One thought of one's friend in Brisbane who consistently photographs seagulls

in temperatures between 75 and 95 degrees, with no icicles whatsoever forming

on any railings as the mist freezes upon did.



This is it.  This is why one comes to Niagara Falls.  To stand just here and

watch the river drop away into complete nothingness.  You stand right above it

and then it is...gone.



Then you pull back a bit and study the beginnings of the curve...




...but it is that part close to you, where the river ends just beneath you...that draws

your eyes, horrifies you with the awesome suddenness of its ending...the thoughts of

helplessness before the power of its flow...but interspersed with other thoughts of the

marvelous beauty of the green and the way the light shines through just as the river

begins its fall...



Looking from one end of the Canadian Falls clear around to its further ending, and

past that to the American Falls.



But not really able to stop looking straight down at that leap of green



The American Falls from the Canadian, with what I call the "cancelled bridge"...the

green look-out tower built between the falls and the Rainbow Bridge.



The mist was wide and thick this day, but from time to time revealed more of the curve.



The far end of the Canadian Falls...



Being artsy fartsy through the metal railing toward the American Falls.



Looking down at the base of the Canadian Falls.



I liked the rocks in the mist at the far edge of the Canadian Falls.



Close up of those rocks with seagulls in the mist...



Falling waters...




At the end of their plunge...



The tunnels that lead behind the falls...

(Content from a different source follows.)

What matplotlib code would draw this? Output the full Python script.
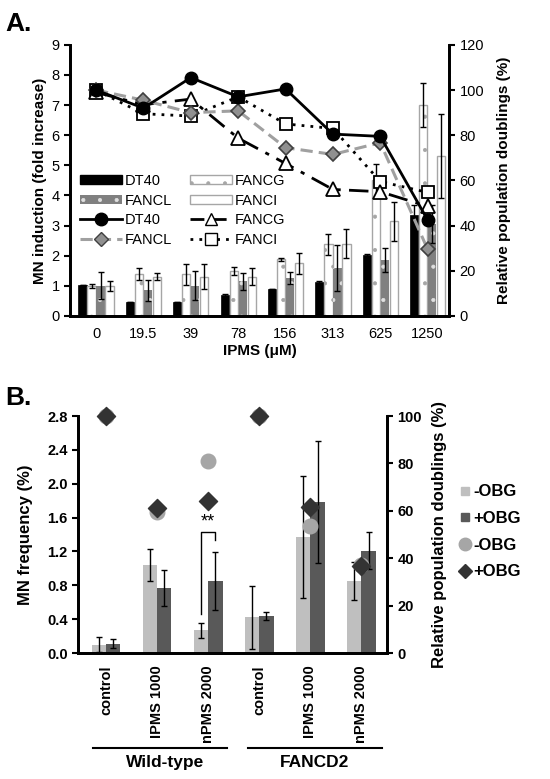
import matplotlib
matplotlib.use("Agg")
import matplotlib.pyplot as plt
import numpy as np
from matplotlib.lines import Line2D
from matplotlib.patches import Patch
from matplotlib.transforms import blended_transform_factory

plt.rcParams['font.family'] = ['Liberation Sans', 'DejaVu Sans']
plt.rcParams['hatch.linewidth'] = 0.5

# ---------------- Panel A data ----------------
doses = ["0", "19.5", "39", "78", "156", "313", "625", "1250"]
mn_dt40 = [1.02, 0.45, 0.45, 0.68, 0.90, 1.12, 2.02, 3.35]
mn_dt40_err = [0.0, 0.0, 0.0, 0.05, 0.0, 0.05, 0.04, 0.35]
mn_fancg = [1.00, 1.38, 1.38, 1.50, 1.88, 2.38, 4.50, 7.00]
mn_fancg_err = [0.06, 0.20, 0.35, 0.13, 0.06, 0.35, 0.55, 0.72]
mn_fancl = [1.00, 0.85, 1.00, 1.15, 1.25, 1.60, 1.85, 3.05]
mn_fancl_err = [0.45, 0.35, 0.48, 0.28, 0.20, 0.76, 0.40, 0.62]
mn_fanci = [1.00, 1.30, 1.30, 1.30, 1.75, 2.40, 3.15, 5.30]
mn_fanci_err = [0.17, 0.12, 0.42, 0.28, 0.35, 0.48, 0.65, 1.40]

rpd_dt40 = [100, 92, 105.5, 97, 100.5, 80.5, 79.5, 42.5]
rpd_fancg = [99, 93.5, 96, 78.7, 67.5, 56, 55, 48.5]
rpd_fancl = [100, 95.5, 90, 90.8, 74.5, 71.5, 76.7, 29.5]
rpd_fanci = [100, 89.5, 88.5, 97, 85, 83, 59.5, 54.7]

# ---------------- Panel B data ----------------
b_cats = ["control", "IPMS 1000", "nPMS 2000", "control", "IPMS 1000", "nPMS 2000"]
b_groups = ["Wild-type", "FANCD2"]
mnf_minus = [0.10, 1.04, 0.27, 0.42, 1.37, 0.85]
mnf_minus_err = [0.09, 0.19, 0.09, 0.37, 0.72, 0.22]
mnf_plus = [0.11, 0.77, 0.85, 0.44, 1.78, 1.21]
mnf_plus_err = [0.05, 0.21, 0.34, 0.05, 0.72, 0.22]
rpd_minus = [100, 59.5, 81, 100, 53.5, 37]
rpd_plus = [100, 61, 64, 100, 61.5, 36.7]

fig = plt.figure(figsize=(5.5, 7.79), dpi=100)

# ================= Panel A =================
axA = fig.add_axes([0.1273, 0.5944, 0.689, 0.348])
axA2 = axA.twinx()
x = np.arange(len(doses))
w = 0.19
bw = 0.175
axA.bar(x - 1.5 * w, mn_dt40, bw, color='black', edgecolor='black', linewidth=0.5, zorder=2)
axA.bar(x - 0.5 * w, mn_fancg, bw, color='white', edgecolor='#a6a6a6', hatch='.', linewidth=1.0, zorder=2)
axA.bar(x + 0.5 * w, mn_fancl, bw, color='#808080', edgecolor='#e0e0e0', hatch='.', linewidth=0, zorder=2)
axA.bar(x + 1.5 * w, mn_fanci, bw, color='white', edgecolor='#a6a6a6', linewidth=1.0, zorder=2)
for off, vals, errs in [(-1.5, mn_dt40, mn_dt40_err), (-0.5, mn_fancg, mn_fancg_err),
                        (0.5, mn_fancl, mn_fancl_err), (1.5, mn_fanci, mn_fanci_err)]:
    axA.errorbar(x + off * w, vals, yerr=errs, fmt='none', ecolor='black',
                 elinewidth=1.0, capsize=2.5, capthick=1.0, zorder=3)

axA.set_ylim(0, 9)
axA.set_yticks(range(0, 10))
axA.set_xlim(-0.55, 7.45)
axA.set_xticks(x)
axA.set_xticklabels(doses)
axA2.set_ylim(0, 120)
axA2.set_yticks(range(0, 121, 20))

axA2.plot(x, rpd_fanci, linestyle=(0, (1, 2.2)), color='black', linewidth=2.0,
          marker='s', markersize=8.5, markerfacecolor='white', markeredgecolor='black', markeredgewidth=1.3, zorder=3)
axA2.plot(x, rpd_fancg, linestyle=(0, (7, 3, 1.5, 3)), color='black', linewidth=2.0,
          marker='^', markersize=10, markerfacecolor='white', markeredgecolor='black', markeredgewidth=1.3, zorder=4)
axA2.plot(x, rpd_fancl, linestyle=(0, (4, 2)), color='#a0a0a0', linewidth=2.2,
          marker='D', markersize=7.5, markerfacecolor='#909090', markeredgecolor='#404040', markeredgewidth=1.2, zorder=5)
axA2.plot(x, rpd_dt40, linestyle='-', color='black', linewidth=2.0,
          marker='o', markersize=9, markerfacecolor='black', markeredgecolor='black', zorder=6)

for a in (axA, axA2):
    a.spines['top'].set_visible(False)
    for s in ('left', 'right', 'bottom'):
        a.spines[s].set_linewidth(2.0)
axA.tick_params(axis='y', direction='out', length=4, width=1.5, labelsize=10.5)
axA2.tick_params(axis='y', direction='out', length=4, width=1.5, labelsize=10.5)
axA.tick_params(axis='x', length=0, labelsize=10.5, pad=8)
axA.set_ylabel("MN induction (fold increase)", fontsize=11, fontweight='bold', labelpad=3)
axA2.set_ylabel("Relative population doublings (%)", fontsize=11, fontweight='bold', labelpad=9)
axA.set_xlabel("IPMS (μM)", fontsize=11, fontweight='bold', labelpad=2)

hA = [
    Patch(facecolor='black', edgecolor='black'),
    Patch(facecolor='#808080', edgecolor='#e0e0e0', hatch='.', linewidth=0),
    Line2D([], [], color='black', linewidth=2, marker='o', markersize=9),
    Line2D([], [], color='#a0a0a0', linewidth=2.2, linestyle=(0, (4, 2)), marker='D', markersize=7.5,
           markerfacecolor='#909090', markeredgecolor='#404040'),
    Patch(facecolor='white', edgecolor='#a6a6a6', hatch='.'),
    Patch(facecolor='white', edgecolor='#a6a6a6'),
    Line2D([], [], color='black', linewidth=2, linestyle=(0, (5, 3)), marker='^', markersize=9,
           markerfacecolor='white', markeredgecolor='black'),
    Line2D([], [], color='black', linewidth=2, linestyle=(0, (1, 2.2)), marker='s', markersize=8,
           markerfacecolor='white', markeredgecolor='black'),
]
lA = ["DT40", "FANCL", "DT40", "FANCL", "FANCG", "FANCI", "FANCG", "FANCI"]
axA2.legend(hA, lA, ncol=2, loc='upper left', bbox_to_anchor=(0.01, 0.545), frameon=False,
            fontsize=10.5, handlelength=2.9, handleheight=0.55, labelspacing=0.38,
            columnspacing=1.2, handletextpad=0.2, borderaxespad=0)

fig.text(0.01, 0.985, "A.", fontsize=19, fontweight='bold', va='top', ha='left')

# ================= Panel B =================
axB = fig.add_axes([0.1418, 0.1617, 0.5618, 0.3042])
axB2 = axB.twinx()
xb = np.arange(len(b_cats))
bwb = 0.28
axB.bar(xb - bwb / 2, mnf_minus, bwb, color='#bfbfbf', zorder=2)
axB.bar(xb + bwb / 2, mnf_plus, bwb, color='#595959', zorder=2)
axB.errorbar(xb - bwb / 2, mnf_minus, yerr=mnf_minus_err, fmt='none', ecolor='black',
             elinewidth=1.0, capsize=2.5, capthick=1.0, zorder=3)
axB.errorbar(xb + bwb / 2, mnf_plus, yerr=mnf_plus_err, fmt='none', ecolor='black',
             elinewidth=1.0, capsize=2.5, capthick=1.0, zorder=3)
axB.set_ylim(0, 2.8)
axB.set_yticks(np.arange(0, 2.81, 0.4))
axB.set_yticklabels([f"{v:.1f}" for v in np.arange(0, 2.81, 0.4)])
axB.set_xlim(-0.55, 5.5)
axB.set_xticks(xb)
axB.set_xticklabels(b_cats, rotation=90)

axB2.set_ylim(0, 100)
axB2.set_yticks(range(0, 101, 20))
axB2.scatter(xb, rpd_minus, s=110, marker='o', color='#a6a6a6', zorder=4, clip_on=False)
axB2.scatter(xb, rpd_plus, s=85, marker='D', color='#333333', zorder=5, clip_on=False)

# significance bracket
xl, xr = 2 - bwb / 2, 2 + bwb / 2
axB.plot([xl, xl, xr, xr], [0.46, 1.43, 1.43, 1.33], color='black', linewidth=1.0, zorder=4)
axB.text(2, 1.45, "**", ha='center', va='bottom', fontsize=13)

for a in (axB, axB2):
    a.spines['top'].set_visible(False)
    for s in ('left', 'right', 'bottom'):
        a.spines[s].set_linewidth(2.0)
axB.tick_params(axis='y', direction='out', length=4, width=1.5, labelsize=10.5)
axB2.tick_params(axis='y', direction='out', length=4, width=1.5, labelsize=10.5)
axB.tick_params(axis='x', length=0, labelsize=10.5, pad=9)
for lab in axB.get_yticklabels() + axB2.get_yticklabels() + axB.get_xticklabels():
    lab.set_fontweight('bold')
axB.set_ylabel("MN frequency (%)", fontsize=12, fontweight='bold', labelpad=10)
axB2.set_ylabel("Relative population doublings (%)", fontsize=12, fontweight='bold', labelpad=7)

tr = blended_transform_factory(axB.transData, axB.transAxes)
for (x0, x1, xc), g in zip([(-0.26, 2.37, 1.15), (2.78, 5.40, 4.09)], b_groups):
    axB.plot([x0, x1], [-0.40, -0.40], color='black', linewidth=1.5, transform=tr, clip_on=False)
    axB.text(xc, -0.43, g, transform=tr, ha='center', va='top', fontsize=12.5, fontweight='bold')

hB = [
    Line2D([], [], linestyle='none', marker='s', markersize=6, color='#bfbfbf'),
    Line2D([], [], linestyle='none', marker='s', markersize=6, color='#595959'),
    Line2D([], [], linestyle='none', marker='o', markersize=9, color='#a6a6a6'),
    Line2D([], [], linestyle='none', marker='D', markersize=7, color='#333333'),
]
lB = ["-OBG", "+OBG", "-OBG", "+OBG"]
legB = fig.legend(hB, lB, loc='center left', bbox_to_anchor=(452 / 550, 1 - 532 / 779), frameon=False,
                  fontsize=12, handlelength=0.8, handletextpad=0.1, labelspacing=0.7, borderaxespad=0)
for t in legB.get_texts():
    t.set_fontweight('bold')

fig.text(0.01, 0.505, "B.", fontsize=19, fontweight='bold', va='top', ha='left')

fig.savefig("out.png", dpi=100)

The second portal.  You can't really see the waterfall

in this photo, but it was a solid sheet just inches out from the end.

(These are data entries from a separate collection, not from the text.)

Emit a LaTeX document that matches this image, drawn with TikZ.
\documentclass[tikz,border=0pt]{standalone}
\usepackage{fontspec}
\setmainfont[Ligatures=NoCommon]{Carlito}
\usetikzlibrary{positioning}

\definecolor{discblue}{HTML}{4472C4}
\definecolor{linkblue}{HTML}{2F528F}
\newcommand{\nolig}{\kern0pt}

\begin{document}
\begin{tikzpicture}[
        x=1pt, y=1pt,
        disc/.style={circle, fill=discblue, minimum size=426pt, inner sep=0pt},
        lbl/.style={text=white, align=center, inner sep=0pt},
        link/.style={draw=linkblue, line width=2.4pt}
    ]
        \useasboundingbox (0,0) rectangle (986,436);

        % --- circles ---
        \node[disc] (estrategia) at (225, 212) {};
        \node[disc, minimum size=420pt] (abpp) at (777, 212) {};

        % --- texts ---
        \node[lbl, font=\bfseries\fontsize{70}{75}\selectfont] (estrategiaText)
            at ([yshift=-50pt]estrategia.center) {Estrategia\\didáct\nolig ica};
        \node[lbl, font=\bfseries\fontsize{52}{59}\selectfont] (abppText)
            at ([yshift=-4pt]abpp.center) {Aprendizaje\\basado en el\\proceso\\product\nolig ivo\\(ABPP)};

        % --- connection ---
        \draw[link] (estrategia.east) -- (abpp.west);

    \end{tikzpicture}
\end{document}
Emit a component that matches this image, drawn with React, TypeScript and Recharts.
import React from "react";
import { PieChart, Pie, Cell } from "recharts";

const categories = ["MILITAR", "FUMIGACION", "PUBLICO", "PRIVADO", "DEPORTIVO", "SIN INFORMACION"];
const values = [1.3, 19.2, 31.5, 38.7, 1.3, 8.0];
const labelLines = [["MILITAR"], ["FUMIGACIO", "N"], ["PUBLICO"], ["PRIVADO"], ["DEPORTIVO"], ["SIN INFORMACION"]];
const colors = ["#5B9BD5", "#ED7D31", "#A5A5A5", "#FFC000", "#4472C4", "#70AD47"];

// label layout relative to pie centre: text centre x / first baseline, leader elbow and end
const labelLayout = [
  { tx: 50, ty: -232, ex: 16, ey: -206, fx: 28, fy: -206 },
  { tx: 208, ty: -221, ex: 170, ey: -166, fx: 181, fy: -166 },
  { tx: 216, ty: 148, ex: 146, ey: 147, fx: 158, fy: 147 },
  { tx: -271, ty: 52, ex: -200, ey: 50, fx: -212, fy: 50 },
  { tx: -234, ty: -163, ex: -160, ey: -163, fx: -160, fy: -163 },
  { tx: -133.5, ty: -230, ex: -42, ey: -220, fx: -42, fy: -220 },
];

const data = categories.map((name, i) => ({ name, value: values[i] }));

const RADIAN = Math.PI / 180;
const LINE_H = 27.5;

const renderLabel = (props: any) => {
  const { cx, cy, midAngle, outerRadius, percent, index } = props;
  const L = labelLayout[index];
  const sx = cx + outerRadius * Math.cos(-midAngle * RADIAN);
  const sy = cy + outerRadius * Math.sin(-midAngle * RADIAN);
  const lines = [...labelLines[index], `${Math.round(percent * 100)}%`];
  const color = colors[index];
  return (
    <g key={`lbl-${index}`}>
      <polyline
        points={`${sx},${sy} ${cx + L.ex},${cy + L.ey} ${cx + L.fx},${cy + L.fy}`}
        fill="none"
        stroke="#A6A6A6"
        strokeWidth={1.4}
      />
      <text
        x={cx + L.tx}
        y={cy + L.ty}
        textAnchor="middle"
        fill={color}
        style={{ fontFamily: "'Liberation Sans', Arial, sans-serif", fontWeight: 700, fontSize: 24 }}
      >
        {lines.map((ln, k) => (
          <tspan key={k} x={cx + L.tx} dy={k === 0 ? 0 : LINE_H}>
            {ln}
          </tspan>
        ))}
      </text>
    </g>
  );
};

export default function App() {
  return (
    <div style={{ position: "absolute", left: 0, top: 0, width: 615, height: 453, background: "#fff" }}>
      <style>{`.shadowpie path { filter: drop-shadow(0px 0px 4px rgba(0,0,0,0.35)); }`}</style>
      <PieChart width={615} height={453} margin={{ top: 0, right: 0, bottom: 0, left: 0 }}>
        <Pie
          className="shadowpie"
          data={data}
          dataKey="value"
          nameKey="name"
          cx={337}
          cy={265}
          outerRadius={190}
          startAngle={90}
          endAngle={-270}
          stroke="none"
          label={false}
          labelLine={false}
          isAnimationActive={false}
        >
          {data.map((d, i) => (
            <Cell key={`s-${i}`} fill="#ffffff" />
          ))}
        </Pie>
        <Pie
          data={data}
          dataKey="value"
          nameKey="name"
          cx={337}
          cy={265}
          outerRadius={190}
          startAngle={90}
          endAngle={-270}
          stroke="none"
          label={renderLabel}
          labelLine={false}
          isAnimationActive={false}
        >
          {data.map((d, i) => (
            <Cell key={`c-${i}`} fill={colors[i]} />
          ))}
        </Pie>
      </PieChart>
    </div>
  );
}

You can see how the spray of it is turning to ice on the floor, though.



From the big viewing area at the end of the main tunnel...looking out toward the

far end of the Canadian Falls on the right and the American Falls on the left.

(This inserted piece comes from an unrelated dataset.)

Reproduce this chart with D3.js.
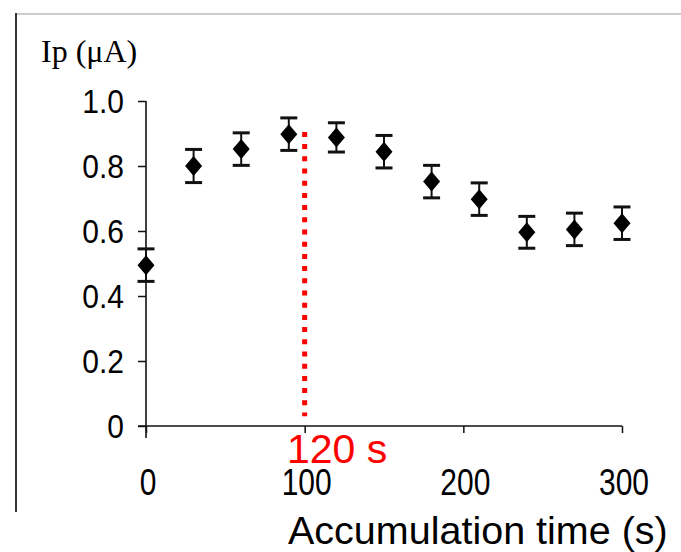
<!DOCTYPE html>
<html>
<head>
<meta charset="utf-8">
<script src="https://cdn.jsdelivr.net/npm/d3@7"></script>
<style>
  html, body { margin: 0; padding: 0; background: #fff; }
  svg { display: block; }
</style>
</head>
<body>
<script>
// accumulation time (s) and peak current (uA), with error
const times = [0, 30, 60, 90, 120, 150, 180, 210, 240, 270, 300]
const ip = [0.495, 0.80, 0.852, 0.898, 0.888, 0.844, 0.752, 0.698, 0.596, 0.605, 0.624]
const err = [0.05, 0.051, 0.05, 0.05, 0.045, 0.05, 0.05, 0.05, 0.049, 0.05, 0.05]
const xTicks = [0, 100, 200, 300]
const yTicks = [0, 0.2, 0.4, 0.6, 0.8, 1.0]
const marker = { time: 100, from: 0.03, to: 0.905, label: "120 s" }

const width = 681
const height = 552

const x = d3.scaleLinear().domain([0, 300]).range([146, 622])
const y = d3.scaleLinear().domain([0, 1]).range([426, 101])

const svg = d3.select("body").append("svg")
  .attr("width", width)
  .attr("height", height)

// frame bits of the slide
svg.append("line")
  .attr("x1", 16).attr("x2", width).attr("y1", 14).attr("y2", 14)
  .attr("stroke", "#bbb").attr("stroke-width", 1.5)
svg.append("line")
  .attr("x1", 16).attr("x2", 16).attr("y1", 13).attr("y2", 512)
  .attr("stroke", "#333").attr("stroke-width", 2)

// y axis
const yAxis = svg.append("g")
  .attr("transform", `translate(${x(0)},0)`)
  .call(d3.axisLeft(y).tickValues(yTicks).tickSize(8).tickFormat(() => ""))
yAxis.select(".domain").remove()
yAxis.selectAll(".tick line").attr("stroke", "#111").attr("stroke-width", 1.5)
svg.append("line")
  .attr("x1", x(0)).attr("x2", x(0))
  .attr("y1", y(1)).attr("y2", y(0) + 12)
  .attr("stroke", "#111").attr("stroke-width", 1.6)

svg.append("g")
  .selectAll("text")
  .data(yTicks)
  .join("text")
  .attr("transform", d => `translate(124,${y(d) + 12}) scale(1,1.1)`)
  .attr("text-anchor", "end")
  .attr("font-family", "'Liberation Sans', Arial, sans-serif")
  .attr("font-size", 30)
  .attr("fill", "#000")
  .text(d => d === 0 ? "0" : d3.format(".1f")(d))

// x axis
const xAxis = svg.append("g")
  .attr("transform", `translate(0,${y(0)})`)
  .call(d3.axisBottom(x).tickValues(xTicks).tickSize(7).tickFormat(() => ""))
xAxis.select(".domain").remove()
xAxis.selectAll(".tick line").attr("stroke", "#111").attr("stroke-width", 1.5)
svg.append("line")
  .attr("x1", x(0) - 8).attr("x2", x(300))
  .attr("y1", y(0)).attr("y2", y(0))
  .attr("stroke", "#111").attr("stroke-width", 1.5)

svg.append("g")
  .selectAll("text")
  .data(xTicks)
  .join("text")
  .attr("transform", d => `translate(${x(d) + 2},495) scale(1,1.2)`)
  .attr("text-anchor", "middle")
  .attr("font-family", "'Liberation Sans', Arial, sans-serif")
  .attr("font-size", 30)
  .attr("fill", "#000")
  .text(d => d)

// y title
svg.append("text")
  .attr("x", 41)
  .attr("y", 62)
  .attr("font-family", "'Liberation Serif', 'Times New Roman', serif")
  .attr("font-size", 32)
  .attr("fill", "#000")
  .text("Ip (\u03bcA)")

// x title
svg.append("text")
  .attr("x", 288)
  .attr("y", 544)
  .attr("font-family", "'Liberation Sans', Arial, sans-serif")
  .attr("font-size", 39.5)
  .attr("fill", "#000")
  .text("Accumulation time (s)")

// red dotted marker line
svg.append("line")
  .attr("x1", x(marker.time)).attr("x2", x(marker.time))
  .attr("y1", y(marker.to)).attr("y2", y(marker.from))
  .attr("stroke", "#ff0000")
  .attr("stroke-width", 5)
  .attr("stroke-dasharray", "5 7.2")

svg.append("text")
  .attr("x", 287)
  .attr("y", 463)
  .attr("font-family", "'Liberation Sans', Arial, sans-serif")
  .attr("font-size", 41)
  .attr("fill", "#ff0000")
  .text(marker.label)

// error bars + diamonds
const data = times.map((t, i) => ({ t, v: ip[i], e: err[i] }))
const pts = svg.append("g").selectAll("g").data(data).join("g")

pts.append("line")
  .attr("x1", d => x(d.t)).attr("x2", d => x(d.t))
  .attr("y1", d => y(d.v + d.e)).attr("y2", d => y(d.v - d.e))
  .attr("stroke", "#111").attr("stroke-width", 2)

pts.selectAll(".cap")
  .data(d => [d.v + d.e, d.v - d.e].map(v => ({ t: d.t, v })))
  .join("line")
  .attr("class", "cap")
  .attr("x1", d => x(d.t) - 8.5).attr("x2", d => x(d.t) + 8.5)
  .attr("y1", d => y(d.v)).attr("y2", d => y(d.v))
  .attr("stroke", "#111").attr("stroke-width", 3)

pts.append("path")
  .attr("d", d => {
    const cx = x(d.t), cy = y(d.v)
    return `M${cx},${cy - 10}L${cx + 8.5},${cy}L${cx},${cy + 10}L${cx - 8.5},${cy}Z`
  })
  .attr("fill", "#000")
</script>
</body>
</html>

From that viewing area, looking down the Niagara River toward the Rainbow Bridge.



From that viewing area looking straight out...



Looking to the side toward the brink from below...




Where the waters end and the rock begins...




The mist rolls along in interesting shapes



...and through the mist the rocks and the gulls...



One of my three favorite books is called Hinds Feet On High Places by Hannah

Hurnard and as I stood here watching these waters, passages of it kept coming

to me.  This is a conversation beside a mighty waterfall:




'"What do you think of this fall of great waters...?"


"I think they are beautiful and terrible beyond anything which I ever saw before."


"Why terrible?" he asked.


"It is the leap which they have to make, the awful height from which they must cast

themselves down to the depths beneath, there to be broken on the rocks."




"Look closer," he said again. "Let your eye follow just one part of the water from the

moment when it leaps over the edge until it reaches the bottom."



'She did so, and then almost gasped with wonder. Once over the edge, the waters were

like winged things, alive with joy, so utterly abandoned to the ecstasy of giving themselves

that she could almost have supposed that she was looking at a host of angels floating

down on rainbow wings, singing with rapture as they went.'



Looking out the hotel lobby windows toward the brink.



Same view but from our hotel room window, with the trees nicely now not obscuring

the view.



View from our window looking down the Niagara River.



Window view showing curve of hotel and view up the Niagara River.


Canadian visitor's center out our window



Close-up of the brink out our window...



The mist cloud in the Canadian Falls



The American Falls and the "cancelled bridge" we walked out to that far end of the next




After dinner it poured rain and I tried to take these through the rain and the heavy mist

showing the colors on the falls...



The visitor's center and the far side of the Canadian Falls



Last picture out our hotel window...taken the morning of Sunday, January 14, 2007.



The American Falls from the land-side end of the "cancelled bridge", Sunday morning.

Canadian Falls in distance, our hotel on the right.



From a bit further out the viewing tower...



Also off the tower...



Looking down from tower to the walkways and steps that were closed due to ice.



The two falls from the tower...



Looking from the tower back to the point where I intended to go next.



Sign on the tower blocking off the big parts of it that had not had their coating of ice




From very end of tower looking down the Niagara River to the Rainbow Bridge.



At the end of the paved walkway by the brink of the American Falls.



Over the curving brink of the American Falls with the Canadian Falls beyond.



Looking down the river to the top of the American Falls with our hotel just about to

disappear in the mist of the Canadian Falls.



The Niagara River approaching the top of the American Falls.



Leaning over the railing to get a view of the rapids and the bridge to Goat Island.



Turning from the same spot where I took the picture above this one back to my right

to take one last view across the brink of the American Falls, with the double-level

bluff on the Canadian side showing beyond the brink.